The report by the Special Inspector General for Afghanistan (SIGAR) rendered an assessment of the country two years after NATO forces pulled out in 2014, leaving behind a small training and assisting mission.
SIGAR serves as an oversight group for the spending of US reconstruction funds in Afghanistan, and their high-risk evaluation notes that Kabul only controls 63 percent of its territory despite some $70 billion spent to train, bolster and equip Afghan forces.
"The Afghan national defense and security force has not yet been capable of securing all of Afghanistan and has lost territory to the insurgency," the report reads.
The document also observed that several areas in the country have become hotbeds for drug trafficking and corruption, with Inspector General John Sopko saying, "To combat the Taliban and other threats, the United States has provided more than $64 billion since 2002, including $3.45 billion in fiscal year 2016 alone, to support the Afghan National Army, the Afghan National Police, and the Afghan Air Force."

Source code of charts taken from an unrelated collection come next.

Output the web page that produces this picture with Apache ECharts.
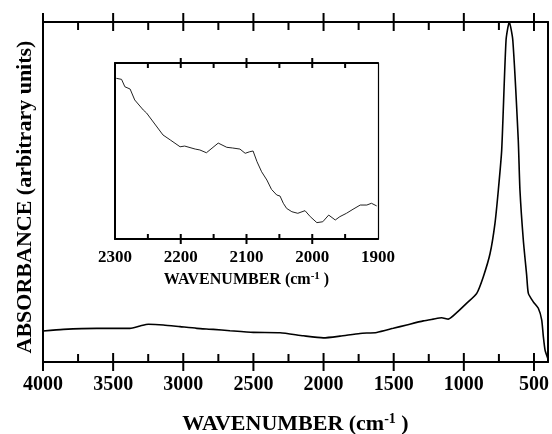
<html>
<head>
<meta charset='utf-8'>
<script src='https://cdn.jsdelivr.net/npm/echarts@6/dist/echarts.min.js'></script>
</head>
<body>
<style>
    html, body, #main { width: 100%; height: 100%; margin: 0; background: #fff; }
</style>
<div id='main'></div>
<script>

// main spectrum: wavenumber (cm-1) and absorbance (arbitrary units, 0..100)
var mainWn = [4000, 3855, 3617, 3380, 3308, 3249, 3142, 3023, 2904, 2786,
    2667, 2501, 2310, 2144, 2002, 1883, 1740, 1621, 1503, 1407,
    1289, 1218, 1158, 1111, 1051, 979, 908, 861, 813, 778,
    754, 730, 699, 676, 651, 612, 600, 576, 552, 540,
    505, 469, 445, 433, 421, 402];
var mainAbs = [9.1, 9.6, 9.9, 9.9, 10.6, 11.1, 10.9, 10.4, 9.9, 9.6,
    9.2, 8.7, 8.6, 7.7, 7.1, 7.6, 8.4, 8.7, 9.9, 10.9,
    12.1, 12.6, 13.0, 12.6, 14.5, 17.3, 20.2, 25.1, 31.9, 40.8,
    50.6, 62.4, 94.7, 100, 94.7, 65.3, 50.6, 35.9, 25.5, 20.2,
    17.7, 15.8, 12.4, 7.4, 3.5, 1.1];

// inset: 2300-1900 region
var insetWn = [2298, 2290, 2285, 2277, 2270, 2257, 2252, 2244, 2227, 2216,
    2201, 2194, 2178, 2171, 2161, 2143, 2130, 2121, 2110, 2102,
    2095, 2090, 2084, 2077, 2069, 2062, 2054, 2049, 2044, 2039,
    2031, 2022, 2011, 2003, 1993, 1984, 1975, 1965, 1958, 1948,
    1938, 1927, 1917, 1910, 1902];
var insetAbs = [91.3, 90.7, 86.5, 85.2, 79.0, 73.3, 71.6, 67.6, 59.1, 56.3,
    52.4, 52.8, 51.1, 50.6, 49.0, 54.5, 52.1, 51.7, 51.1, 48.7,
    49.6, 50.0, 43.9, 38.2, 33.5, 28.2, 25.0, 24.4, 20.3, 17.4,
    15.5, 14.6, 16.1, 12.7, 9.3, 9.8, 13.6, 10.8, 12.7, 14.6,
    16.9, 19.3, 19.3, 20.3, 18.8];

var mainMajor = [500, 1000, 1500, 2000, 2500, 3000, 3500, 4000];
var mainMinor = [750, 1250, 1750, 2250, 2750, 3250, 3750];
var insetMajor = [1900, 2000, 2100, 2200, 2300];
var insetMinor = [1950, 2050, 2150, 2250];

var Y_MIN = 0, Y_MAX = 100;
var FONT = '"Liberation Serif", "DejaVu Serif", serif';

function pairs(xs, ys) {
    var out = [];
    for (var i = 0; i < xs.length; i++) out.push([xs[i], ys[i]]);
    return out;
}

// tick data: [value, 1 = major / 0 = minor]
function tickData(major, minor, lo, hi) {
    var out = [];
    major.forEach(function (v) { if (v > lo && v <= hi) out.push([v, 1]); });
    minor.forEach(function (v) { out.push([v, 0]); });
    return out;
}

// draws the ticks on bottom and top edge of a grid (major ones cross the frame)
function tickRenderer(inLen, outLen, minorLen) {
    return function (params, api) {
        var v = api.value(0);
        var major = api.value(1) === 1;
        var b = api.coord([v, Y_MIN]);
        var t = api.coord([v, Y_MAX]);
        var li = major ? inLen : minorLen;
        var lo = major ? outLen : 0;
        var style = { stroke: '#000', lineWidth: 2 };
        return {
            type: 'group',
            children: [
                { type: 'line', shape: { x1: b[0], y1: b[1] - li, x2: b[0], y2: b[1] + lo }, style: style },
                { type: 'line', shape: { x1: t[0], y1: t[1] - lo, x2: t[0], y2: t[1] + li }, style: style }
            ]
        };
    };
}

function numLabel(v) { return String(v); }

var axisLine2 = { show: true, onZero: false, lineStyle: { color: '#000', width: 2 } };
var noTick = { show: false };

var xAxes = [{
    type: 'value', gridIndex: 0, position: 'bottom', inverse: true, min: 400, max: 4000,
    axisLine: axisLine2, axisTick: noTick, splitLine: { show: false },
    axisLabel: { customValues: mainMajor, formatter: numLabel, margin: 13,
        fontFamily: FONT, fontWeight: 'bold', fontSize: 20, color: '#000' },
    name: 'WAVENUMBER (cm{sup|-1} )', nameLocation: 'middle', nameGap: 50,
    nameTextStyle: { fontFamily: FONT, fontWeight: 'bold', fontSize: 22, color: '#000',
        rich: { sup: { fontFamily: FONT, fontWeight: 'bold', fontSize: 14, color: '#000',
            verticalAlign: 'top', padding: [0, 0, 10, 0] } } }
}, {
    type: 'value', gridIndex: 0, position: 'top', inverse: true, min: 400, max: 4000,
    axisLine: axisLine2, axisTick: noTick, axisLabel: { show: false }, splitLine: { show: false }
}, {
    type: 'value', gridIndex: 1, position: 'bottom', inverse: true, min: 1900, max: 2300,
    axisLine: axisLine2, axisTick: noTick, splitLine: { show: false },
    axisLabel: { customValues: insetMajor, formatter: numLabel, margin: 10,
        fontFamily: FONT, fontWeight: 'bold', fontSize: 17, color: '#000' },
    name: 'WAVENUMBER (cm{sup|-1} )', nameLocation: 'middle', nameGap: 32,
    nameTextStyle: { fontFamily: FONT, fontWeight: 'bold', fontSize: 16, color: '#000',
        rich: { sup: { fontFamily: FONT, fontWeight: 'bold', fontSize: 11, color: '#000',
            verticalAlign: 'top', padding: [0, 0, 7, 0] } } }
}, {
    type: 'value', gridIndex: 1, position: 'top', inverse: true, min: 1900, max: 2300,
    axisLine: axisLine2, axisTick: noTick, axisLabel: { show: false }, splitLine: { show: false }
}];

function frameY(grid, pos, width, extra) {
    var ax = {
        type: 'value', gridIndex: grid, position: pos, min: Y_MIN, max: Y_MAX,
        axisLine: { show: true, onZero: false, lineStyle: { color: '#000', width: width } },
        axisTick: { show: false }, axisLabel: { show: false }, splitLine: { show: false }
    };
    return Object.assign(ax, extra || {});
}

var yAxes = [
    frameY(0, 'left', 2, {
        name: 'ABSORBANCE (arbitrary units)', nameLocation: 'middle', nameGap: 7,
        nameTextStyle: { fontFamily: FONT, fontWeight: 'bold', fontSize: 22, color: '#000',
            padding: [0, 10, 0, 0] }
    }),
    frameY(0, 'right', 2),
    frameY(1, 'left', 2),
    frameY(1, 'right', 1.2)
];

var chart = echarts.init(document.getElementById('main'));

chart.setOption({
    backgroundColor: '#fff',
    animation: false,
    grid: [
        { left: 43, right: 4, top: 22, bottom: 72, outerBoundsMode: 'none' },
        { left: 115, right: 174, top: 63, bottom: 195, outerBoundsMode: 'none' }
    ],
    xAxis: xAxes,
    yAxis: yAxes,
    series: [{
        type: 'line',
        xAxisIndex: 0, yAxisIndex: 0,
        data: pairs(mainWn, mainAbs),
        showSymbol: false,
        smooth: 0.2,
        lineStyle: { color: '#000', width: 1.6 }
    }, {
        type: 'line',
        xAxisIndex: 2, yAxisIndex: 2,
        data: pairs(insetWn, insetAbs),
        showSymbol: false,
        lineStyle: { color: '#222', width: 1 }
    }, {
        type: 'custom',
        xAxisIndex: 0, yAxisIndex: 0,
        clip: false,
        silent: true,
        renderItem: tickRenderer(9, 9, 8),
        data: tickData(mainMajor, mainMinor, 400, 4000)
    }, {
        type: 'custom',
        xAxisIndex: 2, yAxisIndex: 2,
        clip: false,
        silent: true,
        renderItem: tickRenderer(5, 5, 5),
        data: tickData(insetMajor, insetMinor, 1900, 2299)
    }]
});

</script>
</body>
</html>
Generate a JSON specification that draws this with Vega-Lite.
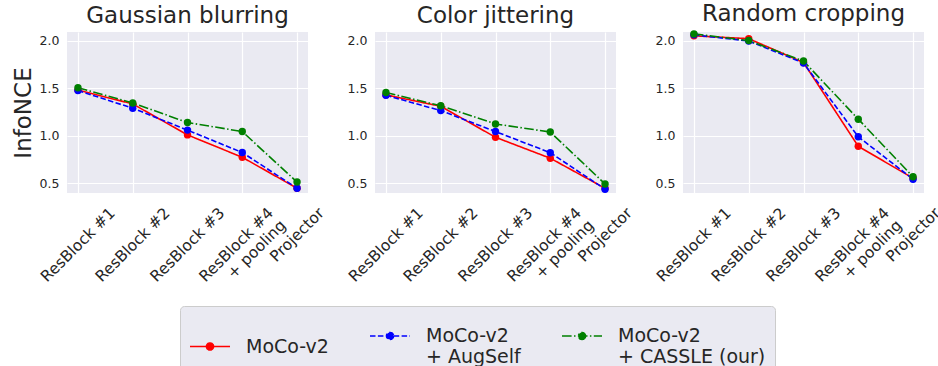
{
  "$schema": "https://vega.github.io/schema/vega-lite/v6.json",
  "background": "white",
  "padding": {"left": 12, "top": 3, "right": 0, "bottom": 0},
  "autosize": {"type": "pad"},
  "bounds": "flush",
  "spacing": 67,
  "datasets": {
    "d": [
      {"panel": "Gaussian blurring", "layer": "ResBlock #1", "method": "MoCo-v2", "value": 1.48},
      {"panel": "Gaussian blurring", "layer": "ResBlock #2", "method": "MoCo-v2", "value": 1.335},
      {"panel": "Gaussian blurring", "layer": "ResBlock #3", "method": "MoCo-v2", "value": 1.01},
      {"panel": "Gaussian blurring", "layer": "ResBlock #4\n+ pooling", "method": "MoCo-v2", "value": 0.775},
      {"panel": "Gaussian blurring", "layer": "Projector", "method": "MoCo-v2", "value": 0.45},
      {"panel": "Gaussian blurring", "layer": "ResBlock #1", "method": "MoCo-v2\n+ AugSelf", "value": 1.475},
      {"panel": "Gaussian blurring", "layer": "ResBlock #2", "method": "MoCo-v2\n+ AugSelf", "value": 1.29},
      {"panel": "Gaussian blurring", "layer": "ResBlock #3", "method": "MoCo-v2\n+ AugSelf", "value": 1.06},
      {"panel": "Gaussian blurring", "layer": "ResBlock #4\n+ pooling", "method": "MoCo-v2\n+ AugSelf", "value": 0.825},
      {"panel": "Gaussian blurring", "layer": "Projector", "method": "MoCo-v2\n+ AugSelf", "value": 0.45},
      {"panel": "Gaussian blurring", "layer": "ResBlock #1", "method": "MoCo-v2\n+ CASSLE (our)", "value": 1.505},
      {"panel": "Gaussian blurring", "layer": "ResBlock #2", "method": "MoCo-v2\n+ CASSLE (our)", "value": 1.345},
      {"panel": "Gaussian blurring", "layer": "ResBlock #3", "method": "MoCo-v2\n+ CASSLE (our)", "value": 1.14},
      {"panel": "Gaussian blurring", "layer": "ResBlock #4\n+ pooling", "method": "MoCo-v2\n+ CASSLE (our)", "value": 1.045},
      {"panel": "Gaussian blurring", "layer": "Projector", "method": "MoCo-v2\n+ CASSLE (our)", "value": 0.515},

      {"panel": "Color jittering", "layer": "ResBlock #1", "method": "MoCo-v2", "value": 1.43},
      {"panel": "Color jittering", "layer": "ResBlock #2", "method": "MoCo-v2", "value": 1.31},
      {"panel": "Color jittering", "layer": "ResBlock #3", "method": "MoCo-v2", "value": 0.985},
      {"panel": "Color jittering", "layer": "ResBlock #4\n+ pooling", "method": "MoCo-v2", "value": 0.765},
      {"panel": "Color jittering", "layer": "Projector", "method": "MoCo-v2", "value": 0.45},
      {"panel": "Color jittering", "layer": "ResBlock #1", "method": "MoCo-v2\n+ AugSelf", "value": 1.425},
      {"panel": "Color jittering", "layer": "ResBlock #2", "method": "MoCo-v2\n+ AugSelf", "value": 1.265},
      {"panel": "Color jittering", "layer": "ResBlock #3", "method": "MoCo-v2\n+ AugSelf", "value": 1.045},
      {"panel": "Color jittering", "layer": "ResBlock #4\n+ pooling", "method": "MoCo-v2\n+ AugSelf", "value": 0.823},
      {"panel": "Color jittering", "layer": "Projector", "method": "MoCo-v2\n+ AugSelf", "value": 0.44},
      {"panel": "Color jittering", "layer": "ResBlock #1", "method": "MoCo-v2\n+ CASSLE (our)", "value": 1.455},
      {"panel": "Color jittering", "layer": "ResBlock #2", "method": "MoCo-v2\n+ CASSLE (our)", "value": 1.315},
      {"panel": "Color jittering", "layer": "ResBlock #3", "method": "MoCo-v2\n+ CASSLE (our)", "value": 1.125},
      {"panel": "Color jittering", "layer": "ResBlock #4\n+ pooling", "method": "MoCo-v2\n+ CASSLE (our)", "value": 1.04},
      {"panel": "Color jittering", "layer": "Projector", "method": "MoCo-v2\n+ CASSLE (our)", "value": 0.495},

      {"panel": "Random cropping", "layer": "ResBlock #1", "method": "MoCo-v2", "value": 2.05},
      {"panel": "Random cropping", "layer": "ResBlock #2", "method": "MoCo-v2", "value": 2.02},
      {"panel": "Random cropping", "layer": "ResBlock #3", "method": "MoCo-v2", "value": 1.77},
      {"panel": "Random cropping", "layer": "ResBlock #4\n+ pooling", "method": "MoCo-v2", "value": 0.89},
      {"panel": "Random cropping", "layer": "Projector", "method": "MoCo-v2", "value": 0.555},
      {"panel": "Random cropping", "layer": "ResBlock #1", "method": "MoCo-v2\n+ AugSelf", "value": 2.06},
      {"panel": "Random cropping", "layer": "ResBlock #2", "method": "MoCo-v2\n+ AugSelf", "value": 1.995},
      {"panel": "Random cropping", "layer": "ResBlock #3", "method": "MoCo-v2\n+ AugSelf", "value": 1.765},
      {"panel": "Random cropping", "layer": "ResBlock #4\n+ pooling", "method": "MoCo-v2\n+ AugSelf", "value": 0.99},
      {"panel": "Random cropping", "layer": "Projector", "method": "MoCo-v2\n+ AugSelf", "value": 0.545},
      {"panel": "Random cropping", "layer": "ResBlock #1", "method": "MoCo-v2\n+ CASSLE (our)", "value": 2.07},
      {"panel": "Random cropping", "layer": "ResBlock #2", "method": "MoCo-v2\n+ CASSLE (our)", "value": 2.0},
      {"panel": "Random cropping", "layer": "ResBlock #3", "method": "MoCo-v2\n+ CASSLE (our)", "value": 1.785},
      {"panel": "Random cropping", "layer": "ResBlock #4\n+ pooling", "method": "MoCo-v2\n+ CASSLE (our)", "value": 1.175},
      {"panel": "Random cropping", "layer": "Projector", "method": "MoCo-v2\n+ CASSLE (our)", "value": 0.57}
    ]
  },
  "hconcat": [
    {
      "width": 241, "height": 161,
      "title": "Gaussian blurring",
      "data": {"name": "d"},
      "transform": [{"filter": "datum.panel === 'Gaussian blurring'"}],
      "mark": {"type": "line", "strokeWidth": 1.6, "point": {"filled": true, "size": 55, "opacity": 1}},
      "encoding": {
        "x": {"field": "layer", "type": "nominal", "sort": ["ResBlock #1", "ResBlock #2", "ResBlock #3", "ResBlock #4\n+ pooling", "Projector"], "scale": {"type": "point", "padding": 0.2},
          "axis": {"title": null, "grid": true, "labelAngle": -45, "labelAlign": "right", "labelBaseline": "top", "labelFontSize": 15.5, "labelPadding": 12, "labelExpr": "split(datum.label, '\\n')",
            "labelOffset": {"condition": [{"test": "datum.value === 'Projector'", "value": 19}, {"test": "indexof(datum.value, 'pooling') >= 0", "value": 23}], "value": 29}}},
        "y": {"field": "value", "type": "quantitative", "scale": {"domain": [0.4, 2.09], "zero": false, "nice": false},
          "axis": {"title": "InfoNCE", "values": [0.5, 1, 1.5, 2], "format": ".1f", "labelFontSize": 12.5, "labelPadding": 8, "titleFontSize": 23, "titleFontWeight": "normal", "titlePadding": 4}},
        "color": {"field": "method", "type": "nominal", "scale": {"domain": ["MoCo-v2", "MoCo-v2\n+ AugSelf", "MoCo-v2\n+ CASSLE (our)"], "range": ["#FF0000", "#0000FF", "#008000"]},
          "legend": {"labelExpr": "split(datum.label, '\\n')"}},
        "strokeDash": {"field": "method", "type": "nominal", "scale": {"domain": ["MoCo-v2", "MoCo-v2\n+ AugSelf", "MoCo-v2\n+ CASSLE (our)"], "range": [[1, 0], [5.5, 2.4], [9.6, 2.4, 1.5, 2.4]]},
          "legend": {"labelExpr": "split(datum.label, '\\n')"}}
      }
    },
    {
      "width": 241, "height": 161,
      "title": "Color jittering",
      "data": {"name": "d"},
      "transform": [{"filter": "datum.panel === 'Color jittering'"}],
      "mark": {"type": "line", "strokeWidth": 1.6, "point": {"filled": true, "size": 55, "opacity": 1}},
      "encoding": {
        "x": {"field": "layer", "type": "nominal", "sort": ["ResBlock #1", "ResBlock #2", "ResBlock #3", "ResBlock #4\n+ pooling", "Projector"], "scale": {"type": "point", "padding": 0.2},
          "axis": {"title": null, "grid": true, "labelAngle": -45, "labelAlign": "right", "labelBaseline": "top", "labelFontSize": 15.5, "labelPadding": 12, "labelExpr": "split(datum.label, '\\n')",
            "labelOffset": {"condition": [{"test": "datum.value === 'Projector'", "value": 19}, {"test": "indexof(datum.value, 'pooling') >= 0", "value": 23}], "value": 29}}},
        "y": {"field": "value", "type": "quantitative", "scale": {"domain": [0.4, 2.09], "zero": false, "nice": false},
          "axis": {"title": null, "values": [0.5, 1, 1.5, 2], "format": ".1f", "labelFontSize": 12.5, "labelPadding": 8}},
        "color": {"field": "method", "type": "nominal", "scale": {"domain": ["MoCo-v2", "MoCo-v2\n+ AugSelf", "MoCo-v2\n+ CASSLE (our)"], "range": ["#FF0000", "#0000FF", "#008000"]},
          "legend": {"labelExpr": "split(datum.label, '\\n')"}},
        "strokeDash": {"field": "method", "type": "nominal", "scale": {"domain": ["MoCo-v2", "MoCo-v2\n+ AugSelf", "MoCo-v2\n+ CASSLE (our)"], "range": [[1, 0], [5.5, 2.4], [9.6, 2.4, 1.5, 2.4]]},
          "legend": {"labelExpr": "split(datum.label, '\\n')"}}
      }
    },
    {
      "width": 241, "height": 161,
      "title": "Random cropping",
      "data": {"name": "d"},
      "transform": [{"filter": "datum.panel === 'Random cropping'"}],
      "mark": {"type": "line", "strokeWidth": 1.6, "point": {"filled": true, "size": 55, "opacity": 1}},
      "encoding": {
        "x": {"field": "layer", "type": "nominal", "sort": ["ResBlock #1", "ResBlock #2", "ResBlock #3", "ResBlock #4\n+ pooling", "Projector"], "scale": {"type": "point", "padding": 0.2},
          "axis": {"title": null, "grid": true, "labelAngle": -45, "labelAlign": "right", "labelBaseline": "top", "labelFontSize": 15.5, "labelPadding": 12, "labelExpr": "split(datum.label, '\\n')",
            "labelOffset": {"condition": [{"test": "datum.value === 'Projector'", "value": 19}, {"test": "indexof(datum.value, 'pooling') >= 0", "value": 23}], "value": 29}}},
        "y": {"field": "value", "type": "quantitative", "scale": {"domain": [0.4, 2.09], "zero": false, "nice": false},
          "axis": {"title": null, "values": [0.5, 1, 1.5, 2], "format": ".1f", "labelFontSize": 12.5, "labelPadding": 8}},
        "color": {"field": "method", "type": "nominal", "scale": {"domain": ["MoCo-v2", "MoCo-v2\n+ AugSelf", "MoCo-v2\n+ CASSLE (our)"], "range": ["#FF0000", "#0000FF", "#008000"]},
          "legend": {"labelExpr": "split(datum.label, '\\n')"}},
        "strokeDash": {"field": "method", "type": "nominal", "scale": {"domain": ["MoCo-v2", "MoCo-v2\n+ AugSelf", "MoCo-v2\n+ CASSLE (our)"], "range": [[1, 0], [5.5, 2.4], [9.6, 2.4, 1.5, 2.4]]},
          "legend": {"labelExpr": "split(datum.label, '\\n')"}}
      }
    }
  ],
  "config": {
    "font": "DejaVu Sans",
    "view": {"fill": "#EAEAF2", "stroke": null},
    "axis": {"domain": false, "ticks": false, "gridColor": "white", "gridWidth": 1.2, "labelColor": "#262626", "titleColor": "#262626", "labelFont": "DejaVu Sans", "titleFont": "DejaVu Sans"},
    "title": {"fontSize": 23, "fontWeight": "normal", "color": "#262626", "offset": 4, "font": "DejaVu Sans"},
    "legend": {
      "orient": "bottom", "direction": "horizontal", "columns": 3, "title": null,
      "labelFontSize": 19, "labelColor": "#262626", "labelFont": "DejaVu Sans", "labelLimit": 400,
      "labelBaseline": "middle",
      "symbolType": "M-1,0L1,0M0.18,0A0.18,0.18 0 1,1 -0.18,0A0.18,0.18 0 1,1 0.18,0Z",
      "symbolSize": 1600, "symbolStrokeWidth": 1.5, "labelOffset": 15, "columnPadding": 38,
      "padding": 9, "fillColor": "#EAEAF2", "strokeColor": "#cccccc", "cornerRadius": 4, "offset": 8,
      "layout": {"bottom": {"anchor": "middle"}}
    }
  }
}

Afghan security forces are "generally capable and effective at protecting major population centers, preventing the Taliban from maintaining prolonged control of specific areas, and at responding to Taliban attacks," according to Defense Department reports cited by SIGAR.
Capturing a provincial capital was a key Taliban objective in 2016.
Incidents like Tuesday’s suicide attack near parliament buildings in Kabul showed that militant groups in the country are capable carrying out large-scale attacks on urban centers.
The coordinated attack killed 38 people and wounded many more, after a suicide bomber detonated himself in the Darul Aman area, while a car bomb exploded soon after.
Another Tuesday bombing at a provincial governor’s guest house in Kandahar killed five diplomats from the United Arab Emirates. Kandahar governor Hamayun Azizi and the UAE ambassador were among the wounded.
SIGAR did not place all the blame on the Afghan government, however, saying that Washington did not make a thorough evaluation of the landscape before intervening.
"While some aspects of reconstruction in Afghanistan have continued to improve over the past two years,” the report stated, “most of the issues highlighted in this report have not…the United States contributed significantly to the problems in Afghanistan by dumping too much money, too quickly, into too small an economy, with too little oversight."